▶ _TO DO_:
Repeat the material below exactly, with no pictures.

▶ _INPUT FOR THIS TASK_:
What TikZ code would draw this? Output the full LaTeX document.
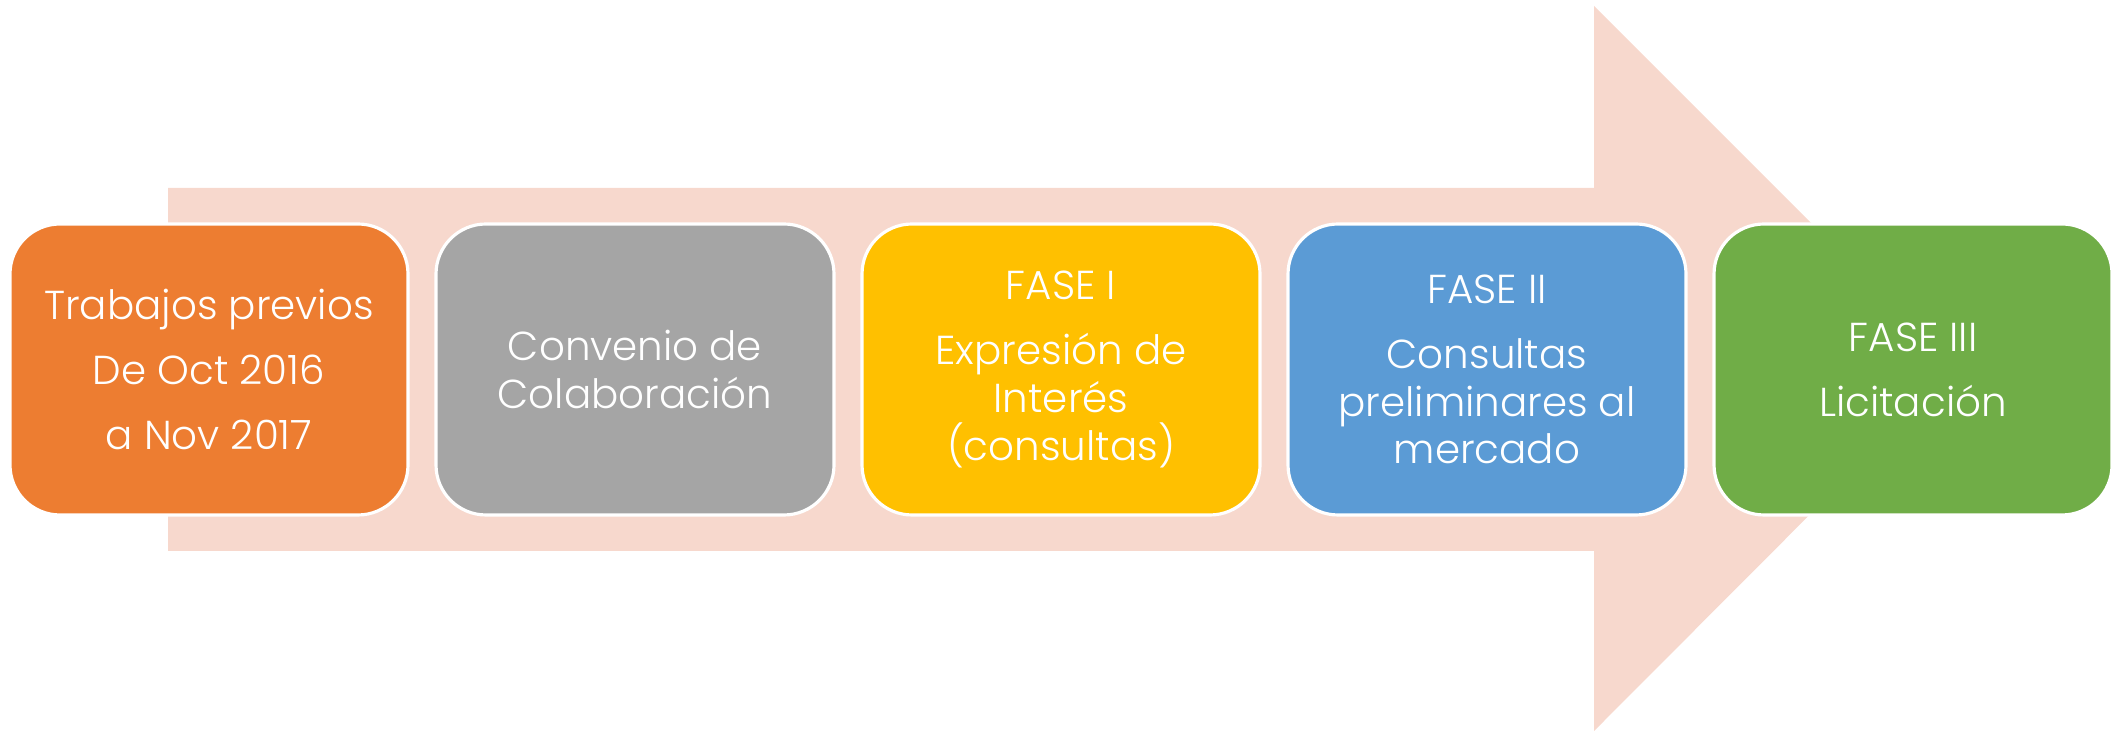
\documentclass[tikz,border=0pt]{standalone}
\usepackage{fontspec}
\setmainfont{Poppins}[UprightFont=* Light]
\usepackage{xcolor}
\usepackage{tikz}
\usetikzlibrary{positioning}
\definecolor{arrowbg}{HTML}{F7D8CD}
\definecolor{faseorange}{HTML}{ED7D31}
\definecolor{fasegray}{HTML}{A5A5A5}
\definecolor{faseyellow}{HTML}{FFC000}
\definecolor{faseblue}{HTML}{5B9BD5}
\definecolor{fasegreen}{HTML}{70AD47}

\begin{document}
\begin{tikzpicture}[
        node distance=0.28cm,
        fase/.style={
            rectangle,
            draw=white,
            line width=0.9pt,
            text=white,
            align=center,
            rounded corners=0.5cm,
            font=\fontsize{11.5}{13.6}\selectfont,
            minimum width=3.98cm,
            minimum height=2.91cm,
            inner sep=0pt,
            outer sep=0pt,
            anchor=center
        }
    ]
        \useasboundingbox (0,0) rectangle (21.17,7.31);

        % Background arrow
        \fill[arrowbg] (1.68,5.43) -- (15.94,5.43) -- (15.94,7.25) -- (19.56,3.63)
            -- (15.94,0) -- (15.94,1.80) -- (1.68,1.80) -- cycle;

        % Phases
        \node (f1) [fase, fill=faseorange] at (2.09,3.615)
            {Trabajos previos\\[0.17cm]De Oct 2016\\[0.17cm]a Nov 2017};
        \node (f2) [fase, fill=fasegray, right=of f1]
            {Convenio de\\Colaboración};
        \node (f3) [fase, fill=faseyellow, right=of f2]
            {FASE I\\[0.17cm]Expresión de\\Interés\\(consultas)};
        \node (f4) [fase, fill=faseblue, right=of f3]
            {FASE II\\[0.17cm]Consultas\\preliminares al\\mercado};
        \node (f5) [fase, fill=fasegreen, right=of f4]
            {FASE III\\[0.17cm]Licitación};

    \end{tikzpicture}
\end{document}
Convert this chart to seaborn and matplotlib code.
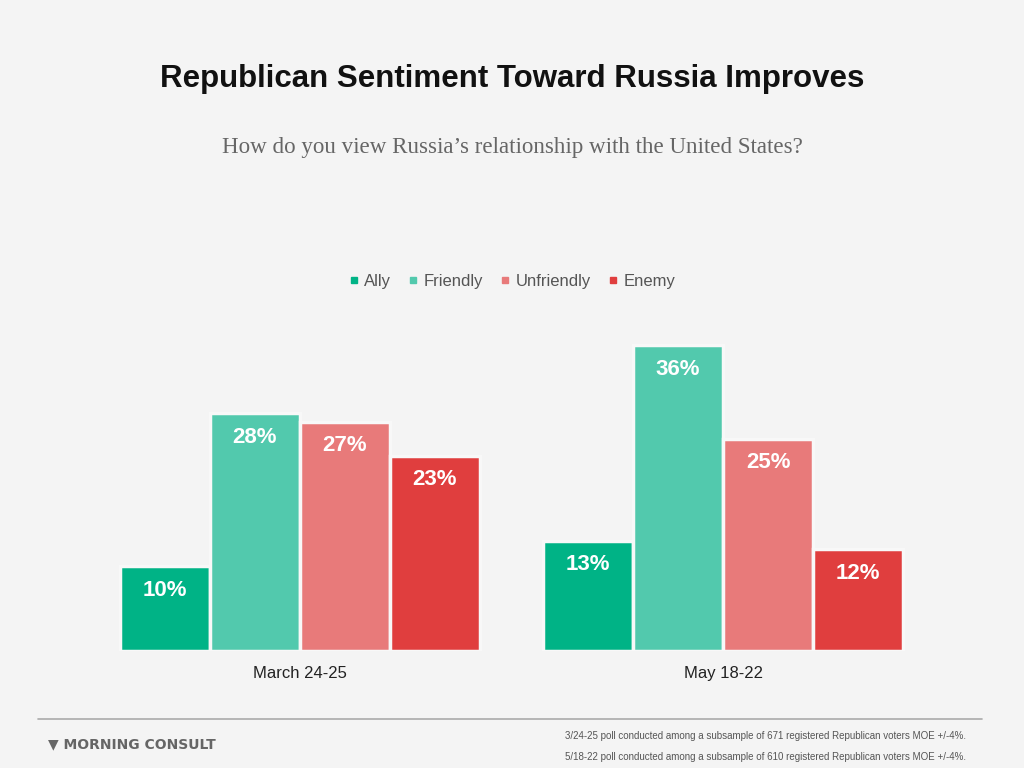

▶ _ANSWER TO THE PROBLEM_:
What TikZ code would draw this? Output the full LaTeX document.
\documentclass[tikz,border=0pt]{standalone}
\usepackage{fontspec}
\setmainfont{Poppins}[UprightFont=* Light]
\usepackage{xcolor}
\usepackage{tikz}
\usetikzlibrary{positioning}
\definecolor{arrowbg}{HTML}{F7D8CD}
\definecolor{faseorange}{HTML}{ED7D31}
\definecolor{fasegray}{HTML}{A5A5A5}
\definecolor{faseyellow}{HTML}{FFC000}
\definecolor{faseblue}{HTML}{5B9BD5}
\definecolor{fasegreen}{HTML}{70AD47}

\begin{document}
\begin{tikzpicture}[
        node distance=0.28cm,
        fase/.style={
            rectangle,
            draw=white,
            line width=0.9pt,
            text=white,
            align=center,
            rounded corners=0.5cm,
            font=\fontsize{11.5}{13.6}\selectfont,
            minimum width=3.98cm,
            minimum height=2.91cm,
            inner sep=0pt,
            outer sep=0pt,
            anchor=center
        }
    ]
        \useasboundingbox (0,0) rectangle (21.17,7.31);

        % Background arrow
        \fill[arrowbg] (1.68,5.43) -- (15.94,5.43) -- (15.94,7.25) -- (19.56,3.63)
            -- (15.94,0) -- (15.94,1.80) -- (1.68,1.80) -- cycle;

        % Phases
        \node (f1) [fase, fill=faseorange] at (2.09,3.615)
            {Trabajos previos\\[0.17cm]De Oct 2016\\[0.17cm]a Nov 2017};
        \node (f2) [fase, fill=fasegray, right=of f1]
            {Convenio de\\Colaboración};
        \node (f3) [fase, fill=faseyellow, right=of f2]
            {FASE I\\[0.17cm]Expresión de\\Interés\\(consultas)};
        \node (f4) [fase, fill=faseblue, right=of f3]
            {FASE II\\[0.17cm]Consultas\\preliminares al\\mercado};
        \node (f5) [fase, fill=fasegreen, right=of f4]
            {FASE III\\[0.17cm]Licitación};

    \end{tikzpicture}
\end{document}
Convert this chart to seaborn and matplotlib code.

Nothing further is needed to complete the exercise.